Children’s author and illustrator Kevin Henkes has written nearly 50 books for children. He sold his first manuscript in 1981 to Greewillow Press, the first publisher he approached on a trip to New York at the age of 19. His books have received the Caldecott Honor award and national ‘best book” honors from A Child Magazine, School Library Journal, Publishers Weekly, Horn Book Fanfare, American Bookseller, New York Public Library and other presit5ge book review panels. All ages delight in Henkes’ books. The New York Times lauded Lilly’s Purple Plastic Purse, which has been adapted to theater and music productions.

Roberta J. Hill (1991)

Robert Hill, poet, fiction writer and scholar, is an enrolled member of the Oneida Nation of Wisconsin.
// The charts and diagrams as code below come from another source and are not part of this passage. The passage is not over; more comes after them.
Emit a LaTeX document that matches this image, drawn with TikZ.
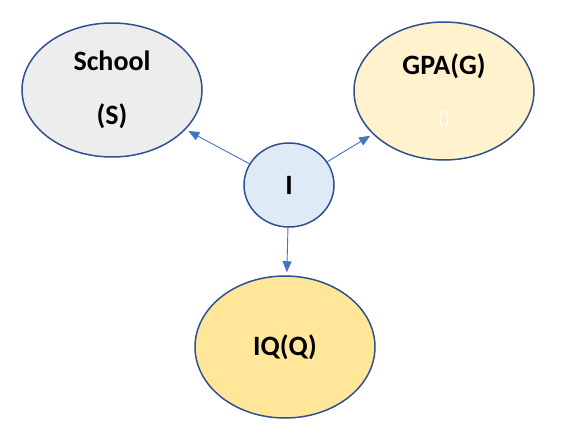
\documentclass[tikz,border=0pt]{standalone}
\usepackage{fontspec}
\setmainfont{Carlito}
\usetikzlibrary{arrows.meta,shapes.geometric}

\definecolor{rim}{HTML}{2F528F}
\definecolor{arrowblue}{HTML}{4472C4}
\definecolor{grayfill}{HTML}{EDEDED}
\definecolor{creamfill}{HTML}{FFF2CC}
\definecolor{bluefill}{HTML}{DEEBF7}
\definecolor{goldfill}{HTML}{FFE699}

\begin{document}
\begin{tikzpicture}[x=1pt,y=-1pt,
        var/.style={ellipse,draw=rim,line width=1.5pt,inner sep=0pt,align=center,
          minimum width=180pt,minimum height=136pt,
          font=\fontsize{28}{34}\selectfont\bfseries},
        link/.style={->,>={Triangle[length=11pt,width=9pt]},shorten >=3pt,
          color=arrowblue,line width=0.9pt}]

  \useasboundingbox (0,0) rectangle (564,434);

  \node[var,fill=bluefill,minimum width=90pt,minimum height=84pt] (i) at (289,185) {I};
  \node[var,fill=grayfill,minimum height=134pt] (s) at (112,90)
        {School\\[20pt](S)};
  \node[var,fill=creamfill,minimum height=138pt] (g) at (444,91)
        {GPA(G)\\[17pt]{\color{white}\fontsize{20}{24}\selectfont\mdseries()}};
  \node[var,fill=goldfill,minimum height=142pt] (q) at (285,347)
        {IQ(Q)};

  \draw[link] (i) -- (s);
  \draw[link] (i) -- (g);
  \draw[link] (i) -- (q);

\end{tikzpicture}
\end{document}
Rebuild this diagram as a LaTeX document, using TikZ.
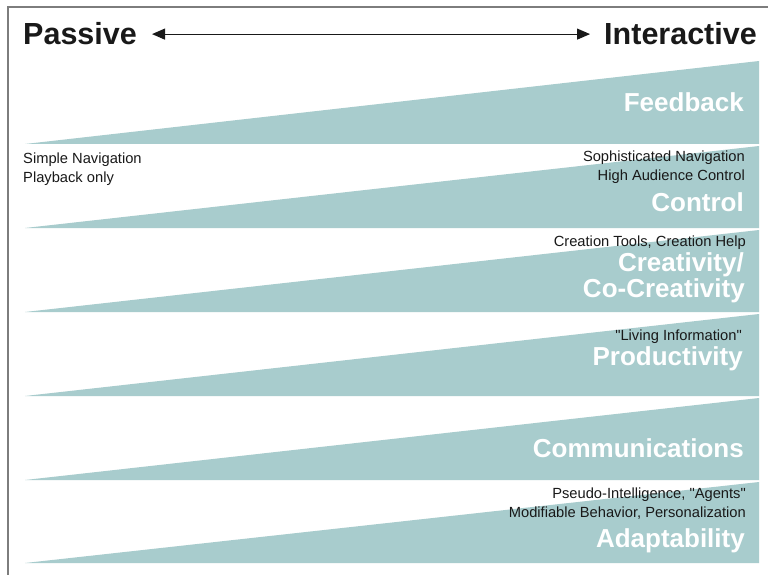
\documentclass[tikz,border=0pt]{standalone}
\usepackage{fontspec}
\setmainfont{Liberation Sans}
\usetikzlibrary{arrows.meta}
\definecolor{wedgeteal}{RGB}{168,204,205}
\definecolor{framegray}{RGB}{125,125,125}
\definecolor{inkdark}{RGB}{25,25,25}
\begin{document}
\begin{tikzpicture}[x=1pt,y=-1pt,
  wedge/.style={fill=wedgeteal},
  heading/.style={font=\fontsize{30.5}{32}\selectfont\bfseries, text=inkdark, inner sep=0pt},
  title/.style={font=\fontsize{26}{28}\selectfont\bfseries, text=white, inner sep=0pt, anchor=base east},
  note/.style={font=\fontsize{14.7}{16}\selectfont, text=inkdark, inner sep=0pt, anchor=base east},
  axis/.style={draw=inkdark, line width=1.1pt,
    arrows={Triangle[length=13pt,width=11pt]-Triangle[length=13pt,width=11pt]}}]
\useasboundingbox (0,0) rectangle (768,575);
\fill[white] (0,0) rectangle (768,575);
% frame on the top and left sides
\draw[framegray, line width=2pt] (8,575) -- (8,7) -- (768,7);

% one wedge per level, widening from left to right
\foreach \b/\t in {144/61, 228/146, 312/230, 396/314, 480/398, 563/482}
  \fill[wedge] (25,\b) -- (759,\t) -- (759,\b) -- cycle;

% scale heading
\node[heading, anchor=base west] (passive) at (23,45) {Passive};
\node[heading, anchor=base east] (interactive) at (757,45) {Interactive};
\draw[axis, shorten <=15pt, shorten >=14pt] (passive.east) -- (interactive.west);

% left-hand note
\node[note, anchor=base west] (simplenav) at (23,163) {Simple Navigation};
\node[note, anchor=base west] (playback) at (23,182) {Playback only};

% level titles and their notes
\node[title] (feedback) at (744,112) {Feedback};

\node[note] (sophnav) at (745,161) {Sophisticated Navigation};
\node[note] (audctl) at (745,180) {High Audience Control};
\node[title] (control) at (744,211) {Control};

\node[note] (tools) at (746,246) {Creation Tools, Creation Help};
\node[title] (creativity) at (744,271) {Creativity/};
\node[title] (cocreativity) at (745,297) {Co-Creativity};

\node[note] (living) at (742,340) {\textquotedbl Living Information\textquotedbl};
\node[title] (productivity) at (743,365) {Productivity};

\node[title] (communications) at (744,457) {Communications};

\node[note] (pseudo) at (746,498) {Pseudo-Intelligence, \textquotedbl Agents\textquotedbl};
\node[note] (modifiable) at (746,517) {Modifiable Behavior, Personalization};
\node[title] (adaptability) at (745,547) {Adaptability};
\end{tikzpicture}
\end{document}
She is an associate professor English and director of the American Indian Studies Program At the University of Wisconsin-Madison. Two collections of poetry were published under the name of Roberta Hill Whiteman. Her poetry, fiction and essays have appeared in numerous magazines and anthologies. She was awarded a Faculty Development Award in creative Arts and a Lila Wallace Readers’ Digest Award, which enabled her to complete a two-volume biography about her grandmother, Dr. Lillie Rosa Minoka-Hill, the second American Indian woman physician.

Ronald Wallace (1990)

Ron Wallace is Felix Pollak Professor of Poetry at the University of Wisconsin-Madison, where he has taught since 1972. He co-directs the Creative Writing program and is editor of the University of Wisconsin Press Poetry Series. He has written over 600 poems, books, stories and essays, published in prestigious magazines and anthologies across the country. His writing, teaching, and arts development awards are numerous, ranging from the 1998 Lynde and Harry Bradly Major Achievement Award (Lifetime) to the 1984 Distinguished Teaching Award and multiple-year recognition by the Wisconsin Arts Board, Council for Wisconsin Writers, and ACLS Fellowships.